The events likely to follow eventual Scottish independence can be foreseen through the example of just concluded October 1 referendum on independence in the Spanish region of Catalonia, which the Spanish government deemed illegal and void.

The voting itself was marred by violent clashes between police and the Catalonians, the scale of which was met with shock and indignation around the world, and the seizure of voting posts by Spanish police.

However, the referendum went on regardless, resulting with the Catalonian regional government’s issuance of the declaration of independence on October 10, proclaiming the establishment of “the Catalan Republic as an independent and sovereign, legal, democratic and social state.” Yet, in a surprising move following the signing of the declaration of independence, the head of the Catalonian government decided to suspend the process of declaring the factual independence in a bid to launch talks with the Spanish government.
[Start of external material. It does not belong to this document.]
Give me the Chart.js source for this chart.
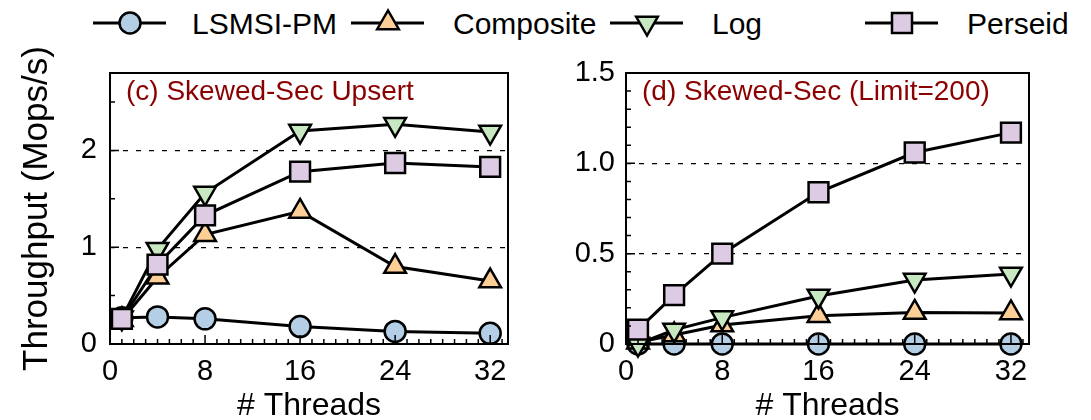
<!DOCTYPE html>
<html>
<head>
<meta charset="utf-8">
<script src="https://cdn.jsdelivr.net/npm/chart.js@4"></script>
<style>
body { margin: 0; background: #fff; }
#wrap { position: relative; width: 1091px; height: 420px; overflow: hidden; font-family: "Liberation Sans", Arial, sans-serif; }
canvas { position: absolute; top: 0; }
#legend { position: absolute; left: 0; top: 0; }
</style>
</head>
<body>
<div id="wrap">
<svg id="legend" width="1091" height="48"></svg>
<canvas id="chartC" width="545" height="420" style="left:0px"></canvas>
<canvas id="chartD" width="546" height="420" style="left:545px"></canvas>
</div>
<script>
const threads = [1, 4, 8, 16, 24, 32];
const seriesNames = ['LSMSI-PM', 'Composite', 'Log', 'Perseid'];

// (c) Skewed-Sec Upsert, Mops/s
const upsertLsmsi = [0.27, 0.28, 0.26, 0.18, 0.13, 0.11];
const upsertComposite = [0.25, 0.69, 1.13, 1.37, 0.80, 0.65];
const upsertLog = [0.27, 0.98, 1.56, 2.20, 2.27, 2.19];
const upsertPerseid = [0.26, 0.82, 1.33, 1.78, 1.87, 1.83];

// (d) Skewed-Sec (Limit=200), Mops/s
const limitLsmsi = [0.0, 0.0, 0.0, 0.0, 0.0, 0.0];
const limitComposite = [0.01, 0.05, 0.105, 0.157, 0.175, 0.172];
const limitLog = [0.0, 0.078, 0.146, 0.266, 0.354, 0.387];
const limitPerseid = [0.08, 0.27, 0.50, 0.84, 1.06, 1.17];

const xTicks = [0, 8, 16, 24, 32];
const upsertYTicks = [0, 1, 2];
const limitYTicks = [0, 0.5, 1.0, 1.5];

const FONT = '"Liberation Sans", Arial, sans-serif';
const styles = [
    {fill: '#b3cee5', shape: 'circle', r: 10.5, rot: 0, order: 3},
    {fill: '#fdcf96', shape: 'triangle', r: 12.5, rot: 0, order: 2},
    {fill: '#c8e8c1', shape: 'triangle', r: 12.5, rot: 180, order: 1},
    {fill: '#ddcbe3', shape: 'rect', r: 14, rot: 0, order: 0}
];

// frame box + inward ticks like the matplotlib original
const frameTicks = {
    id: 'frameTicks',
    afterDatasetsDraw(chart, args, o) {
        const {ctx, chartArea: a, scales: {x, y}} = chart;
        ctx.save();
        ctx.strokeStyle = '#000';
        ctx.lineWidth = 1.5;
        ctx.beginPath();
        for (let i = 1; i <= 33; i++) {
            const px = x.getPixelForValue(i);
            const len = (i % 8 === 0) ? 9 : 5;
            ctx.moveTo(px, a.bottom);
            ctx.lineTo(px, a.bottom - len);
        }
        const n = Math.round(y.max / o.yMinor);
        for (let i = 1; i < n; i++) {
            const v = i * o.yMinor;
            const py = y.getPixelForValue(v);
            const major = Math.abs(v / o.yMajor - Math.round(v / o.yMajor)) < 1e-6;
            ctx.moveTo(a.left, py);
            ctx.lineTo(a.left + (major ? 9 : 5), py);
        }
        ctx.stroke();
        ctx.lineWidth = 2;
        ctx.strokeRect(a.left, a.top, a.right - a.left, a.bottom - a.top);
        ctx.restore();
    }
};

const panelTitle = {
    id: 'panelTitle',
    afterDraw(chart, args, o) {
        const {ctx, chartArea: a} = chart;
        ctx.save();
        ctx.fillStyle = '#8b0000';
        ctx.font = '28px ' + FONT;
        ctx.textBaseline = 'middle';
        ctx.fillText(o.text, a.left + o.dx, 92);
        ctx.restore();
    }
};

function makePanel(id, values, opts) {
    const datasets = values.map((vals, i) => ({
        label: seriesNames[i],
        data: threads.map((t, j) => ({x: t, y: vals[j]})),
        borderColor: '#000',
        borderWidth: 3,
        pointStyle: styles[i].shape,
        pointRadius: styles[i].r,
        pointRotation: styles[i].rot,
        pointBackgroundColor: styles[i].fill,
        pointBorderColor: '#000',
        pointBorderWidth: 2.5,
        order: styles[i].order,
        clip: false,
        tension: 0
    }));

    return new Chart(document.getElementById(id), {
        type: 'line',
        data: {datasets},
        plugins: [frameTicks, panelTitle],
        options: {
            responsive: false,
            animation: false,
            devicePixelRatio: 1,
            layout: {padding: {left: 0, right: opts.padRight, top: 73, bottom: 0}},
            plugins: {
                legend: {display: false},
                tooltip: {enabled: false},
                frameTicks: {yMinor: opts.yMinor, yMajor: opts.yMajor},
                panelTitle: {text: opts.title, dx: 16}
            },
            scales: {
                x: {
                    type: 'linear',
                    min: 0,
                    max: 33.5,
                    afterBuildTicks: (s) => { s.ticks = xTicks.map(v => ({value: v})); },
                    afterFit: (s) => { s.height = 76; },
                    grid: {display: false},
                    border: {display: false},
                    ticks: {color: '#000', padding: 3, font: {family: FONT, size: 29}, maxRotation: 0},
                    title: {display: true, text: '# Threads', color: '#000', padding: 0,
                        font: {family: FONT, size: 32, lineHeight: 0.85}}
                },
                y: {
                    min: 0,
                    max: opts.yMax,
                    afterBuildTicks: (s) => { s.ticks = opts.yTicks.map(v => ({value: v})); },
                    afterFit: (s) => { s.width = opts.yWidth; },
                    grid: {
                        drawTicks: false,
                        lineWidth: 1.3,
                        color: (c) => (c.tick && c.tick.value > 0 && c.tick.value < opts.yMax) ? '#000' : 'rgba(0,0,0,0)'
                    },
                    border: {display: false, dash: [5, 8]},
                    ticks: {
                        color: '#000',
                        padding: opts.yPad,
                        font: {family: FONT, size: 29},
                        callback: opts.yFmt
                    },
                    title: {display: opts.yTitle !== '', text: opts.yTitle, color: '#000',
                        padding: {top: 18, bottom: 0}, font: {family: FONT, size: 35, lineHeight: 1.1}}
                }
            }
        }
    });
}

makePanel('chartC', [upsertLsmsi, upsertComposite, upsertLog, upsertPerseid], {
    title: '(c) Skewed-Sec Upsert',
    yMax: 2.8, yTicks: upsertYTicks, yMinor: 0.5, yMajor: 1,
    yWidth: 110, yPad: 13, padRight: 37,
    yTitle: 'Throughput (Mops/s)',
    yFmt: (v) => String(v)
});

makePanel('chartD', [limitLsmsi, limitComposite, limitLog, limitPerseid], {
    title: '(d) Skewed-Sec (Limit=200)',
    yMax: 1.5, yTicks: limitYTicks, yMinor: 0.1, yMajor: 0.5,
    yWidth: 81, yPad: 11, padRight: 62,
    yTitle: '',
    yFmt: (v) => v === 0 ? '0' : v.toFixed(1)
});

// shared legend across the top
const legendX = [130, 388, 647, 902];
const legendTextX = [192, 453, 712, 967];
const svg = document.getElementById('legend');
const NS = 'http://www.w3.org/2000/svg';
function el(tag, attrs) {
    const e = document.createElementNS(NS, tag);
    for (const k in attrs) e.setAttribute(k, attrs[k]);
    svg.appendChild(e);
    return e;
}
seriesNames.forEach((name, i) => {
    const cx = legendX[i], cy = 23;
    el('line', {x1: cx - 37, y1: cy, x2: cx + 36, y2: cy, stroke: '#000', 'stroke-width': 3});
    const st = {fill: styles[i].fill, stroke: '#000', 'stroke-width': 2.5};
    if (styles[i].shape === 'circle') {
        el('circle', Object.assign({cx, cy, r: 10.5}, st));
    } else if (styles[i].shape === 'rect') {
        el('rect', Object.assign({x: cx - 10, y: cy - 10, width: 20, height: 20}, st));
    } else {
        const d = styles[i].rot ? 1 : -1, r = 12.5, h = r * 0.866;
        const pts = [[cx, cy + d * r], [cx - h, cy - d * r / 2], [cx + h, cy - d * r / 2]];
        el('polygon', Object.assign({points: pts.map(p => p.join(',')).join(' ')}, st));
    }
    const t = el('text', {x: legendTextX[i], y: 34, 'font-size': 30, 'font-family': FONT.replace(/"/g, ''), fill: '#000'});
    t.textContent = name;
});
</script>
</body>
</html>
According to Catalan government around 90% ―of the 43% of eligible voters that took part in referendum―supported the independence yet the Spanish government deems the vote illegal. On Wednesday Spanish Prime Minister has given 8-day ultimatum to the Catalan government to drop the bid for independence, failing which would suspend Catalonia’s political autonomy and would put it under direct rule of Madrid.

Both Kurds and the Catalonians base their claims for independence on the concept of the right to self-determination as stipulated in the UN Charter, their historical aspirations for statehood, alongside with the poor treatment by their respective central governments. The Iraqi and Spanish governments, on the other hand, call on the illegality of the votes as being contrary to respective state Constitutions and the existing autonomy they both enjoy.

In both cases, going forward with the declaration of independent states of Catalonia and Iraqi Kurdistan would trigger chain of events that would shatter the existing order in both Europe and the Middle East. Throughout recent history, peaceful changing of the state borders was an extremely rare occurrence. To be sure, Iraqi Kurdistan referendum would inevitably lead to a new war within Iraq which would quickly spill over the borders to Turkey and Iran and translate into a war with no end in sight.

Voting for independence was the relatively easy part of the dilemma – but translating that vote into the actual independence, without violent conflict at this juncture seems impossible. Catalonian clashes showed the world something nearly unimaginable ― that even in the democratic EU states the government would use force to quell actions it deems illegal according to state laws.

The question for the Kurds and the Catalans may have been ‘to vote or not to vote’, but for the rest of us, other questions worth pondering could be why the same acts to secure the security of the state and its laws are labelled as rightful and in some are not, going so far as to call them ‘regime repression’? Why some people have more right to statehood and some do not and who decides ― the voters, the politicians or the whole set of global political circumstances and vested interests? The questions also arise about the future acts by the plethora of other separatist movements alive around the world and about the reactions of the international community in various cases of separatist demands.